### RECORDS FOR PROCESSING ###
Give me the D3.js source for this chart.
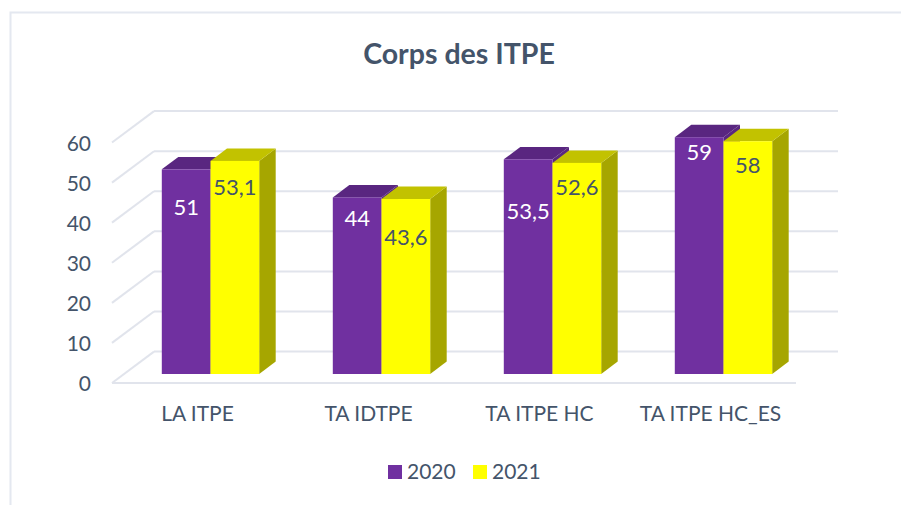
<!doctype html>
<html lang="fr">
  <head>
    <title>Corps des ITPE</title>
    <style>
      * {
        margin: 0;
        border: 0;
        padding: 0;
      }
      body {
        background-color: #fff;
        overflow: hidden;
      }
      text {
        font-family: 'Lato', sans-serif;
        fill: #44546a;
      }
    </style>
  </head>
  <body>
    <div id="plot"></div>

<script src="https://d3js.org/d3.v7.min.js"></script>
<script>

  var categories = ["LA ITPE", "TA IDTPE", "TA ITPE HC", "TA ITPE HC_ES"];
  var years = ["2020", "2021"];
  var values2020 = [51, 44, 53.5, 59];
  var values2021 = [53.1, 43.6, 52.6, 58];
  var yTicks = [0, 10, 20, 30, 40, 50, 60];

  var width = 901;
  var height = 505;

  var seriesValues = [values2020, values2021];
  var front = ["#7030a0", "#ffff00"];
  var top3d = ["#592680", "#c2c200"];
  var side = ["#5a2780", "#a6a600"];
  var labelFill = ["#ffffff", "#44546a"];

  // how far below the bar top each value label sits, as placed in the original
  var labelDrop = [[38, 26], [21, 38], [52, 24], [15, 24]];

  // fake 3d: floor runs back by this much, bars sit part way in
  var floorDx = 42, floorDy = -31.4;
  var barOffX = 13, barOffY = -9;
  var depthX = 16.5, depthY = -12.4;

  var x0 = d3.scaleBand().domain(categories).range([112, 796]);
  var x1 = d3.scaleBand().domain(years).range([0, 97.4]);
  var yFront = d3.scaleLinear().domain([0, 60]).range([383, 142.5]);
  var yBack = d3.scaleLinear().domain([0, 60]).range([383 + floorDy, 383 + floorDy - 240.5]);
  var barH = d3.scaleLinear().domain([0, 60]).range([0, 240.8]);

  var fmt = d3.formatLocale({decimal: ",", thousands: " ", grouping: [3], currency: ["", " €"]}).format("~r");

  var svg = d3.select("#plot").append("svg").attr("width", width).attr("height", height).style("display", "block");

  // frame of the chart, only top and left show in the crop
  svg.append("path").attr("d", "M10.5,505V12.5H901").attr("fill", "none").attr("stroke", "#e4e8f0").attr("stroke-width", 2);

  svg.append("text").attr("x", 459).attr("y", 64).attr("text-anchor", "middle")
    .attr("font-size", 28.5).attr("font-weight", 700).text("Corps des ITPE");

  // walls
  var grid = svg.append("g").attr("fill", "none").attr("stroke", "#e1e4ec").attr("stroke-width", 2);
  grid.selectAll(".back").data(yTicks).enter().append("line")
    .attr("x1", 112 + floorDx).attr("x2", 796 + floorDx)
    .attr("y1", d => yBack(d)).attr("y2", d => yBack(d));
  grid.selectAll(".diag").data(yTicks).enter().append("line")
    .attr("x1", 112).attr("x2", 112 + floorDx)
    .attr("y1", d => yFront(d)).attr("y2", d => yBack(d));
  grid.append("line").attr("x1", 112).attr("x2", 796).attr("y1", yFront(0)).attr("y2", yFront(0));

  // y axis
  var yAxis = svg.append("g").attr("transform", "translate(112,1)")
    .call(d3.axisLeft(yFront).tickValues(yTicks).tickSize(0).tickPadding(21));
  yAxis.select(".domain").remove();
  yAxis.selectAll("text").attr("font-size", 21).attr("font-family", "Lato").style("fill", "#44546a");

  // x axis
  var xAxis = svg.append("g").attr("transform", "translate(0,383)")
    .call(d3.axisBottom(x0).tickSize(0).tickPadding(23));
  xAxis.select(".domain").remove();
  xAxis.selectAll("text").attr("font-size", 21).attr("font-family", "Lato").style("fill", "#44546a");

  function poly(pts) {
    var p = d3.path();
    pts.forEach((q, i) => i ? p.lineTo(q[0], q[1]) : p.moveTo(q[0], q[1]));
    p.closePath();
    return p.toString();
  }

  var base = yFront(0) + barOffY;
  var bars = [];
  years.forEach((yr, s) => {
    categories.forEach((c, i) => {
      var l = x0(c) + x0.bandwidth() / 2 + barOffX - x1.range()[1] / 2 + x1(yr);
      var r = l + x1.bandwidth();
      var t = base - barH(seriesValues[s][i]);
      bars.push({s: s, i: i, l: l, r: r, t: t, v: seriesValues[s][i]});
    });
  });

  var g = svg.selectAll(".bar").data(bars).enter().append("g").attr("class", "bar");
  g.append("path").attr("fill", d => side[d.s]).attr("d", d => poly([
    [d.r, d.t], [d.r + depthX, d.t + depthY], [d.r + depthX, base + depthY], [d.r, base]
  ]));
  g.append("path").attr("fill", d => top3d[d.s]).attr("d", d => poly([
    [d.l, d.t], [d.l + depthX, d.t + depthY], [d.r + depthX, d.t + depthY], [d.r, d.t]
  ]));
  g.append("rect").attr("fill", d => front[d.s])
    .attr("x", d => d.l).attr("y", d => d.t)
    .attr("width", d => d.r - d.l).attr("height", d => base - d.t);

  svg.selectAll(".val").data(bars).enter().append("text")
    .attr("x", d => (d.l + d.r) / 2)
    .attr("y", d => d.t + labelDrop[d.i][d.s])
    .attr("dy", "0.35em")
    .attr("text-anchor", "middle")
    .attr("font-size", 22)
    .style("fill", d => labelFill[d.s])
    .text(d => fmt(d.v));

  // legend
  var legendX = d3.scaleOrdinal().domain(years).range([388, 473]);
  var lg = svg.selectAll(".lg").data(years).enter().append("g").attr("class", "lg");
  lg.append("rect").attr("x", d => legendX(d)).attr("y", 465).attr("width", 14).attr("height", 14)
    .attr("fill", (d, i) => front[i]);
  lg.append("text").attr("x", d => legendX(d) + 19).attr("y", 472).attr("dy", "0.35em")
    .attr("font-size", 21).text(d => d);

</script>
  </body>
</html>
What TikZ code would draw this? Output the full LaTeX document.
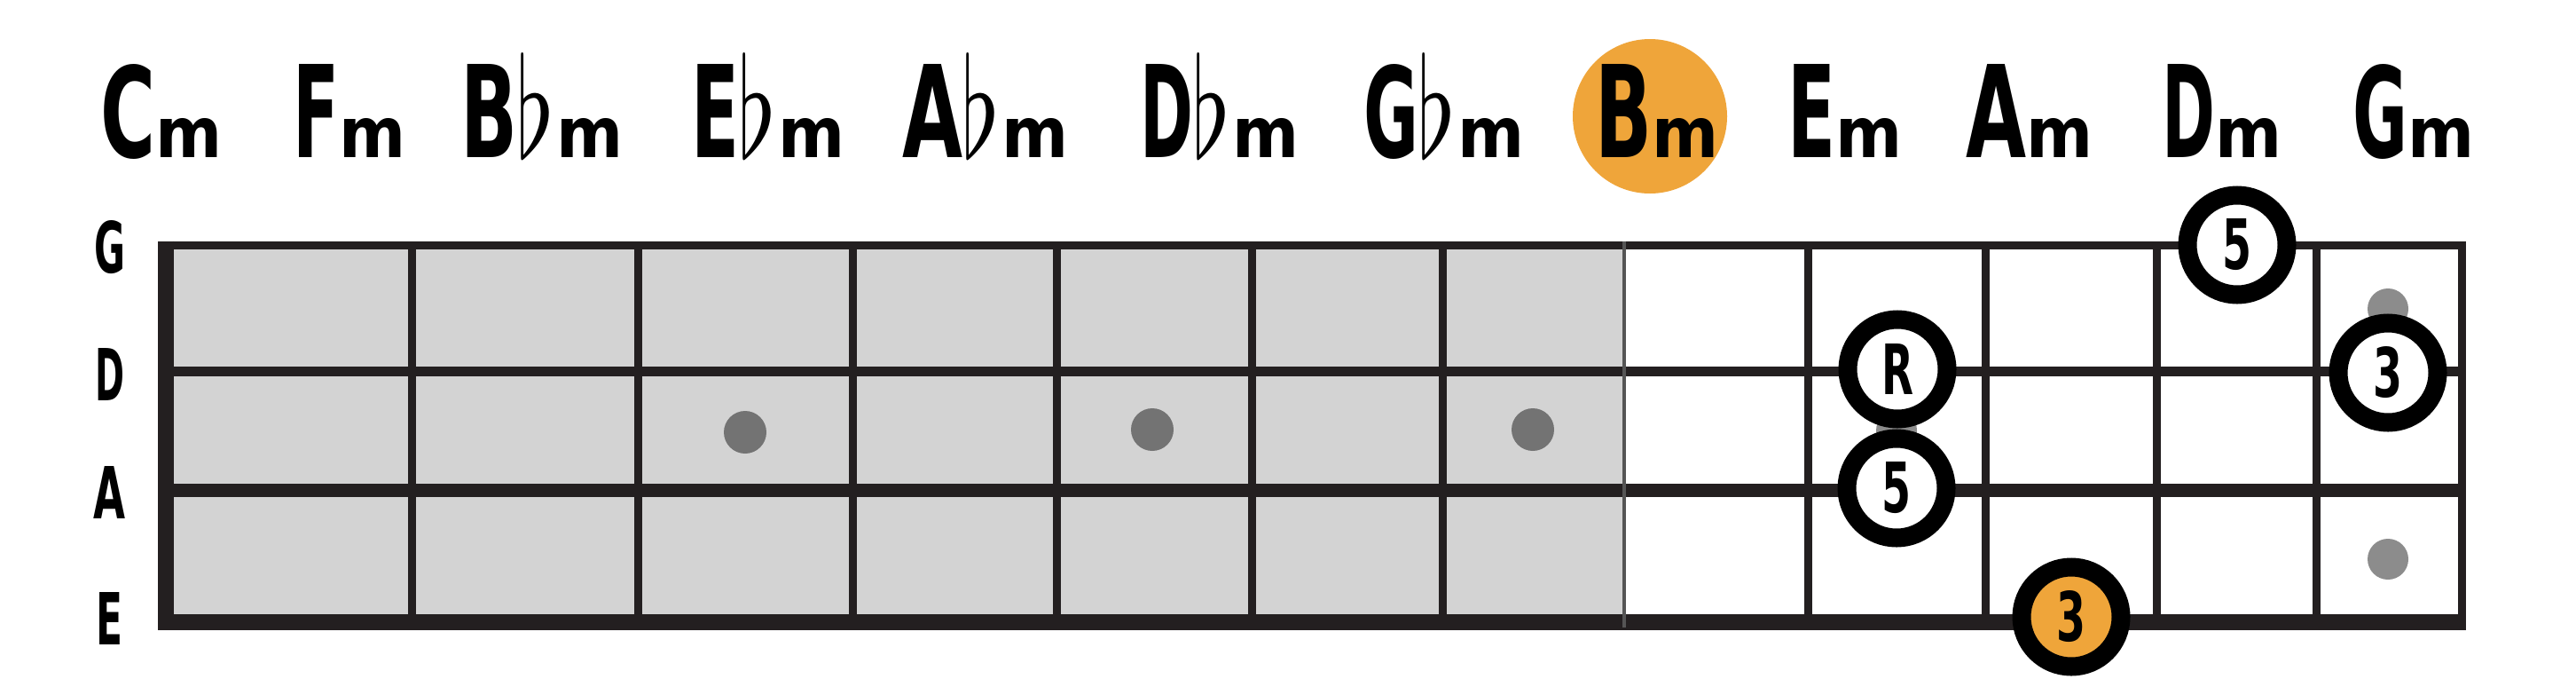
\documentclass[tikz,border=0pt]{standalone}
\usepackage{fontspec}
\newfontfamily\dvb{DejaVu Sans}
\definecolor{fbgray}{HTML}{D3D3D3}
\definecolor{ln}{HTML}{231F20}
\definecolor{org}{HTML}{EFA53A}
\definecolor{dotL}{HTML}{737373}
\definecolor{dotR}{HTML}{8C8C8C}
\definecolor{edge}{HTML}{555555}
\newcommand\gl[3]{\resizebox{#1pt}{#2pt}{\dvb\bfseries #3}}
\newcommand\flt{\resizebox*{44pt}{118pt}{$\flat$}}
\newcommand\mm{\gl{75}{44}{m}}
\tikzset{
  chord/.style={anchor=base, inner sep=0pt},
  strlab/.style={anchor=center, inner sep=0pt},
  note/.style={circle, draw=black, line width=21pt, fill=white, minimum size=112pt, inner sep=0pt},
  notehl/.style={note, fill=org},
  stringline/.style={draw=ln},
  fretline/.style={draw=ln, line width=9pt},
}
\begin{document}
\begin{tikzpicture}[x=1pt,y=-1pt]
\useasboundingbox[fill=white] (0,0) rectangle (2904,764);
% chord names
\node[circle, fill=org, minimum size=174pt, inner sep=0pt] (bmbg) at (1860,131) {};
\node[chord] (c1) at (182,177) {\gl{62}{105}{C}\mm};
\node[chord] (c2) at (394,177) {\gl{52}{105}{F}\mm};
\node[chord] (c3) at (611,177) {\gl{64}{105}{B}\kern-2pt\flt\kern1pt\mm};
\node[chord] (c4) at (866,177) {\gl{54}{105}{E}\kern-2pt\flt\kern1pt\mm};
\node[chord] (c5) at (1111,177) {\gl{68}{105}{A}\kern-2pt\flt\kern1pt\mm};
\node[chord] (c6) at (1375,177) {\gl{60}{105}{D}\kern-2pt\flt\kern1pt\mm};
\node[chord] (c7) at (1628,177) {\gl{62}{105}{G}\kern-2pt\flt\kern1pt\mm};
\node[chord] (c8) at (1868,177) {\gl{64}{105}{B}\mm};
\node[chord] (c9) at (2080,177) {\gl{54}{105}{E}\mm};
\node[chord] (c10) at (2288,177) {\gl{68}{105}{A}\mm};
\node[chord] (c11) at (2505,177) {\gl{60}{105}{D}\mm};
\node[chord] (c12) at (2721,177) {\gl{62}{105}{G}\mm};
% string labels
\node[strlab] (sG) at (124,279) {\gl{35}{59}{G}};
\node[strlab] (sD) at (124,422) {\gl{33}{59}{D}};
\node[strlab] (sA) at (124,555) {\gl{36}{59}{A}};
\node[strlab] (sE) at (124,697) {\gl{30}{59}{E}};
% fretboard
\fill[fbgray] (187,276) rectangle (1831,701);
\foreach \x in {464,719,961,1191,1411,1626,2038,2238,2431,2611}
  \draw[fretline] (\x,276) -- (\x,701);
\draw[stringline, line width=9pt] (178,276) -- (2779.5,276);
\draw[stringline, line width=11pt] (178,418) -- (2779.5,418);
\draw[stringline, line width=15pt] (178,552) -- (2779.5,552);
\draw[stringline, line width=18pt] (178,701) -- (2779.5,701);
\draw[ln, line width=18pt] (187,271.5) -- (187,710);
\draw[ln, line width=9pt] (2775,271.5) -- (2775,710);
\draw[edge, line width=4pt] (1831,272) -- (1831,707);
% inlay dots
\fill[dotL] (840,487) circle (24pt);
\fill[dotL] (1299,484) circle (24pt);
\fill[dotL] (1728,484) circle (24pt);
\fill[dotR] (2138,485) circle (23pt);
\fill[dotR] (2692,348) circle (23pt);
\fill[dotR] (2692,630) circle (23pt);
% notes
\node[note] (n5a) at (2522,276) {\gl{33}{57}{5}};
\node[note] (nR) at (2139,416) {\gl{36}{57}{R}};
\node[note] (n5b) at (2138,550) {\gl{33}{57}{5}};
\node[note] (n3a) at (2692,420) {\gl{33}{57}{3}};
\node[notehl] (n3b) at (2335,695) {\gl{33}{57}{3}};
\end{tikzpicture}
\end{document}
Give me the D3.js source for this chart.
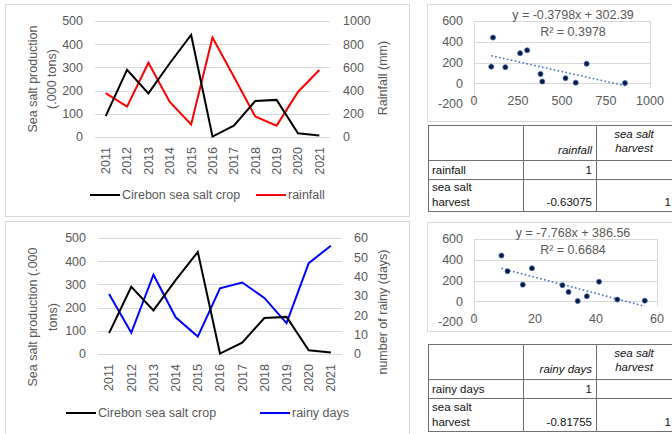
###
Copy out the lines that hold "draw".

TASK OUTPUT
What TikZ code would draw this? Output the full LaTeX document.
  note/.style={circle, draw=black, line width=21pt, fill=white, minimum size=112pt, inner sep=0pt},
  stringline/.style={draw=ln},
  fretline/.style={draw=ln, line width=9pt},
  \draw[fretline] (\x,276) -- (\x,701);
\draw[stringline, line width=9pt] (178,276) -- (2779.5,276);
\draw[stringline, line width=11pt] (178,418) -- (2779.5,418);
\draw[stringline, line width=15pt] (178,552) -- (2779.5,552);
\draw[stringline, line width=18pt] (178,701) -- (2779.5,701);
\draw[ln, line width=18pt] (187,271.5) -- (187,710);
\draw[ln, line width=9pt] (2775,271.5) -- (2775,710);
\draw[edge, line width=4pt] (1831,272) -- (1831,707);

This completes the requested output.